Tigers bring in Moncada for workout

Add the Tigers to the growing list of teams with a level of interest in Cuban teenage talent Yoan Moncada. The team brought in the 19-year-old switch-hitting infielder for a workout last week in Lakeland.

Lynn Henning of the Detroit News first reported Sunday the Tigers had seen Moncada work out privately. MLB.com later confirmed the Tigers had brought him in to work out for team officials at the Tigers’ Spring Training complex. Moncada also worked out for the Rays last week down the road at Tropicana Field.

Moncada had a showcase last month in Guatemala before scouts from most Major League clubs. Moncada established residency in the Central American country and has been heading to the states for workouts since. MLB.com’s Jesse Sanchez reports Moncada has also worked out for the Yankees, Red Sox, Dodgers, Padres, Giants, Rangers and Brewers, with the Cubs, Phillies and Cardinals also interested.

With that much competition, the Tigers’ interest could simply be due diligence at this point, or it could be the prelude for a push depending on how far the bidding goes.
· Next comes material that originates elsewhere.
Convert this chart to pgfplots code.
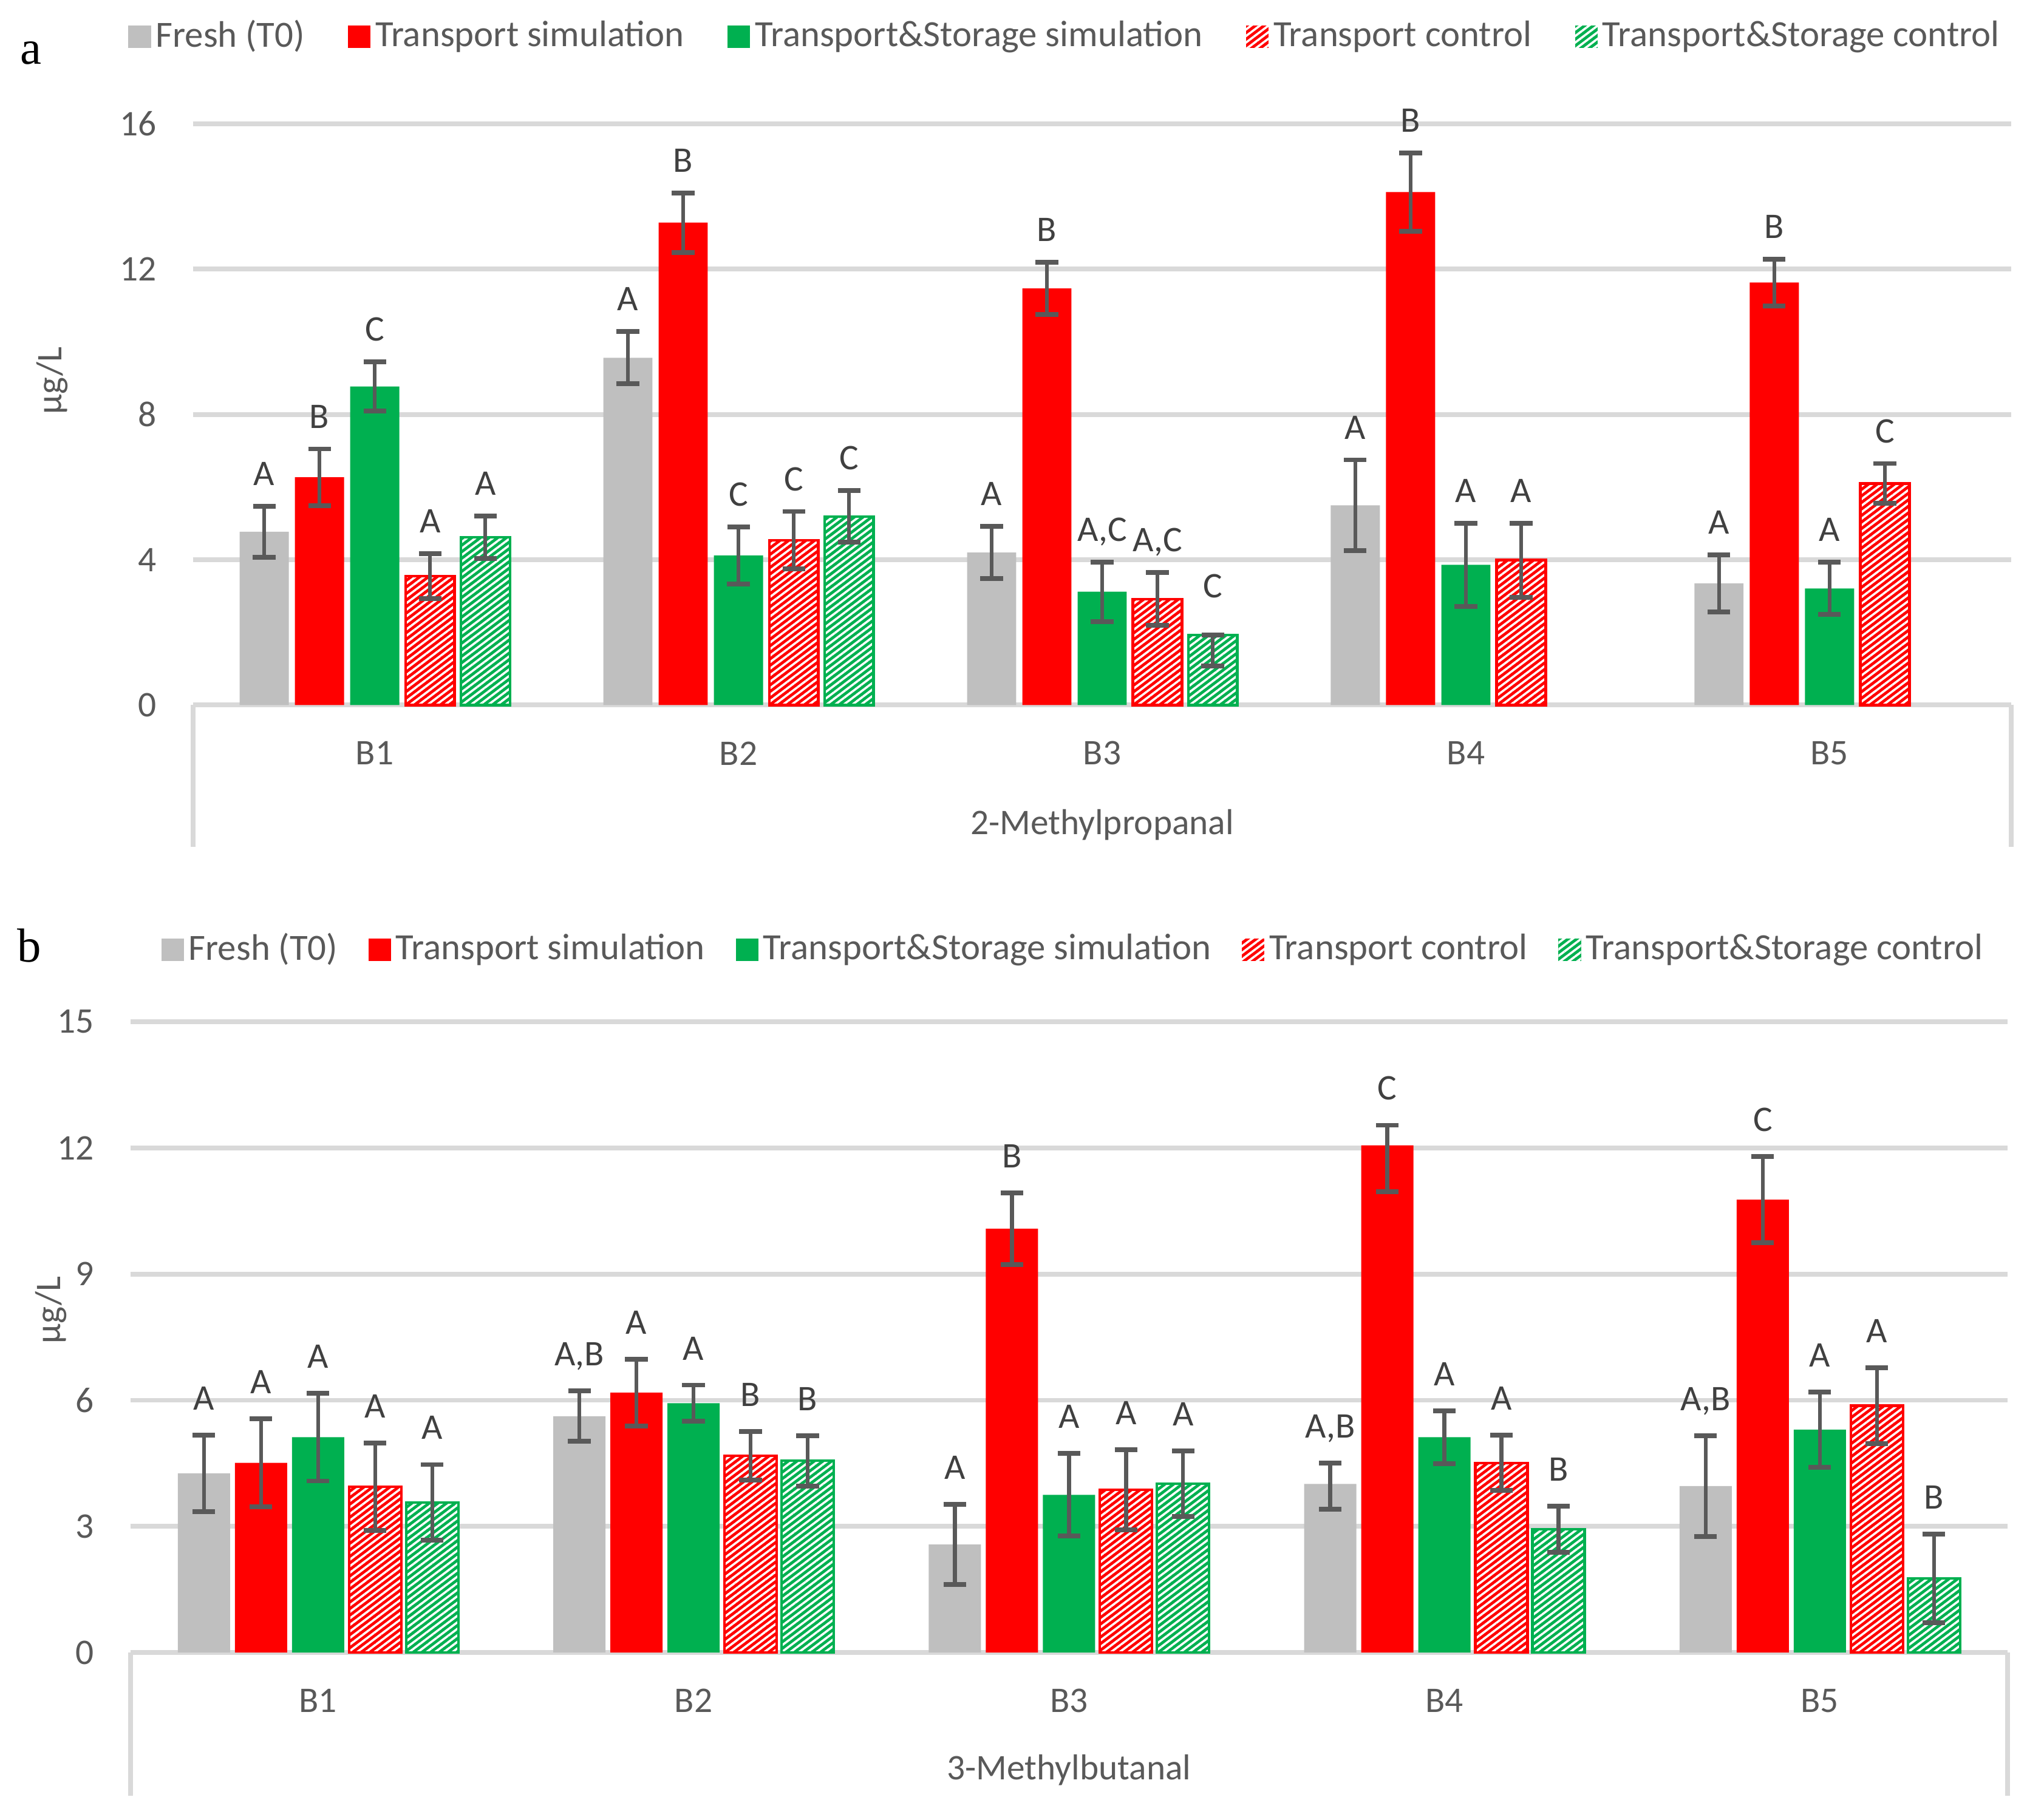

A lot might depend on bigger-market teams’ involvement.

Since Moncada is younger than 23 and didn’t play pro ball in Cuba, he’s subject to international signing guidelines, including the bonus restrictions each team is given. Each team gets a $700,000 base pool plus bonuses based on reverse order of finish the previous season. The Tigers had the sixth-lowest spending pool at $1,946,900, while the Astros had just over $5 million.

Fitting Moncada within what’s left of those pools isn’t likely to happen. The key is having money left to spend, and being allowed to spend it.

The Tigers rarely make big-ticket signings on the international market. They were in the market for Cuban outfielder Rusney Castillo last summer and Yoenis Cespedes a few years ago, but they qualified as pro free agents. Moncada’s talent level, however, makes him an exception. The Tigers would be subject to penalties if they signed Moncada, putting a cramp in their efforts to restock a farm system that has been thinned out by trades.  The question is whether the impact of Moncada would be worth the lost flexibility in future years.